Now, many of these cities are mimicking the Paducah strategy. Evansville, Ind., Pawtucket, R.I., and Oil City, Pa., provide just three examples of smaller cities that have wholeheartedly embraced the idea of the artist relocation program.

Eventually, Barone was lured to Syracuse, N.Y., where he is attempting to replicate Paducah’s success. He has also recently started a consultancy aimed at helping communities nationwide achieve prosperity through the arts. He is careful to note, though, that every city is different. “It has to be geared toward each community,” he said. “You can’t just shove the Paducah model into another community.”

The Other Model: Real Estate Developers
Paducah represents one of two approaches that have emerged for revitalizing urban districts via the arts. The other involves outside developers – most often on a nonprofit basis – coming in and renovating anywhere from one building to an entire city block. The biggest of these organizations is Artspace, which got its start in 1979 when it developed a live-work space for artists in St. Paul, Minn. “They were empty warehouses,” said Wendy Holmes, Artspace’s senior vice president of consulting and strategic partnerships, of the future artist lofts. “Now there are 118 units of live-work space and 50,000 square feet of commercial space. Those two buildings became a huge catalyst for other developers and the city to invest in other properties nearby.”

Since then, Artspace has completed 25 developments, from Seattle to New York City to tiny Brainerd, Minn. And there are currently 15 more in the works. A characteristic Artspace development opened in 2007 in Buffalo, N.Y. The Artspace Buffalo Lofts have 60 live-work units plus 9,000 square feet of commercial space for arts-related businesses, carved out of the historic Electric Vehicle Building. Buffalo officials say it’s still too early to determine the Artspace Lofts’ impact on the Midtown area in which they are located. But Erika Mitchell, a performance and textile artist who has lived in the lofts for over two years, has seen a positive influence on the surrounding area in her time there. “I’ve noticed less crime and with ongoing art events held in the galleries, it keeps community residents engaged and involved in the arts, as well as area youth,” she said.

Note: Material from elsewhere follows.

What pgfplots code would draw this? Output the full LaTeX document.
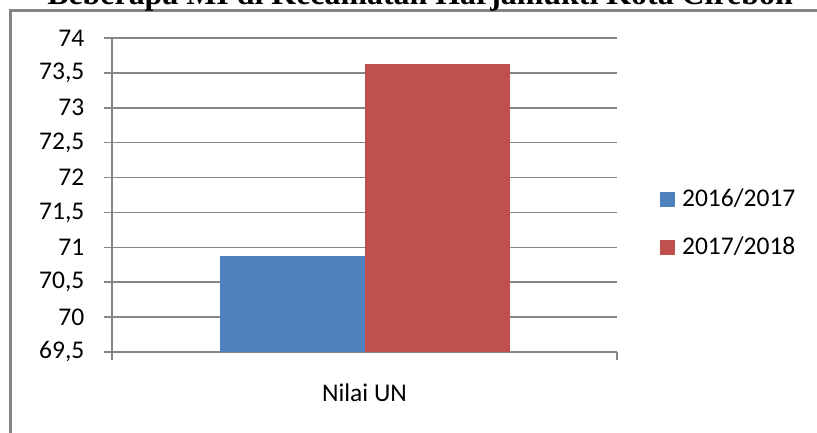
\documentclass[border=0pt]{standalone}
\usepackage{fontspec}
\setmainfont{Carlito}
\newfontfamily\titlefont{Liberation Serif}
\usepackage{pgfplots}
\pgfplotsset{compat=1.18}
\definecolor{barblue}{HTML}{4F81BD}
\definecolor{barred}{HTML}{C0504D}
\definecolor{linegray}{HTML}{868686}
\begin{document}
\begin{tikzpicture}[x=1bp,y=1bp]
\fontsize{25.5bp}{30bp}\selectfont
\useasboundingbox (0,0) rectangle (817,433);
\clip (0,0) rectangle (817,433);
% chart frame
\draw[linegray, line width=2.5bp] (10.5,-20) -- (10.5,422.5) -- (840,422.5);
% chart title
\node[anchor=base, inner sep=0] at (420,428)
  {\titlefont\bfseries\fontsize{31.9bp}{36bp}\selectfont Beberapa MI di Kecamatan Harjamukti Kota Cirebon};
\begin{axis}[
  at={(112bp,81bp)}, anchor=south west,
  scale only axis, width=505bp, height=314bp,
  ybar=0pt, bar width=145bp,
  xmin=-1, xmax=1,
  ymin=69.5, ymax=74,
  ytick={69.5,70,70.5,71,71.5,72,72.5,73,73.5,74},
  xtick={-1,1}, xticklabels={},
  xlabel={Nilai UN},
  xlabel style={at={(axis description cs:0.5,0)}, anchor=base, inner sep=0pt, yshift=-50bp},
  axis x line*=bottom, axis y line*=left,
  axis line style={linegray, line width=1.6bp, -},
  tick align=outside,
  major tick length=8.5bp,
  every tick/.style={linegray, line width=1.6bp},
  ymajorgrids, xmajorgrids=false, grid style={linegray, line width=1.6bp},
  /pgf/number format/.cd, use comma, 1000 sep={}, assume math mode=true,
  /pgfplots/.cd,
  yticklabel style={anchor=east, inner sep=0pt, xshift=-19bp},
  legend style={at={(1.085,0.409)}, anchor=west, draw=none, fill=none,
    inner sep=0pt, row sep=27bp, column sep=0bp,
    nodes={inner sep=0pt, anchor=west}},
  legend cell align=left,
  legend image code/.code={\fill[#1] (0bp,-7.5bp) rectangle (15bp,7.5bp);},
]
\addplot[fill=barblue, draw=none] coordinates {(0,70.88)};
\addplot[fill=barred, draw=none] coordinates {(0,73.63)};
\legend{\hspace{7bp}2016/2017, \hspace{7bp}2017/2018}
\end{axis}
\end{tikzpicture}
\end{document}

"Every individual artist is a small business."
–Catherine Gillespie, Chair of the Buffalo Arts Commission

A look at Artspace’s earlier projects may also provide an indicator: That first development in St. Paul, the Northern Warehouses, was worth $715,000 in 1987, the year before Artspace began work on it. In 2008, it was valued at over $4 million. The property generated $39,080 in local taxes in 1987, versus $97,676 in 2008, despite reductions in the effective tax rate during that time.  The Northern Warehouses became a catalyst for the larger redevelopment of the neighborhood – area artists today consider LowerTown a hub for the arts in the St. Paul-Minneapolis area, according to a recent survey.

Unlike the Paducah model, Artspace retains ownership of the buildings it renovates, working to ensure below-market rental rates for artists. Rents at Buffalo Artspace Lofts currently range from about $300 to $800 per month, which Holmes says is well below the market rate for the area. Still, some, including Mark Barone, worry that rental can be a drawback to the long-term impact of artist developments. “Ownership is key. I don’t believe in rental – there’s no stability in it,” he said. Artspace maintains that its model does help create permanent arts communities. “We’re creating affordable housing for artists … and keeping rents below market in perpetuity,” said Holmes.

Nonprofit developers like Artspace work closely with city government to make a project a reality. 80 to 90 percent of project funding usually comes from a tax dollars, according to Holmes, with the remaining portion coming from the private sector. (Microsoft’s Paul Allen’s foundation was a supporter of a 2004 development in Seattle, for example.)

Barone agrees, adding that knowledge of how the arts work is also essential. “We’ve always known that the arts are a huge economic engine if you understand it,” he says. “And if you can do it in western Kentucky, you can do it anywhere.”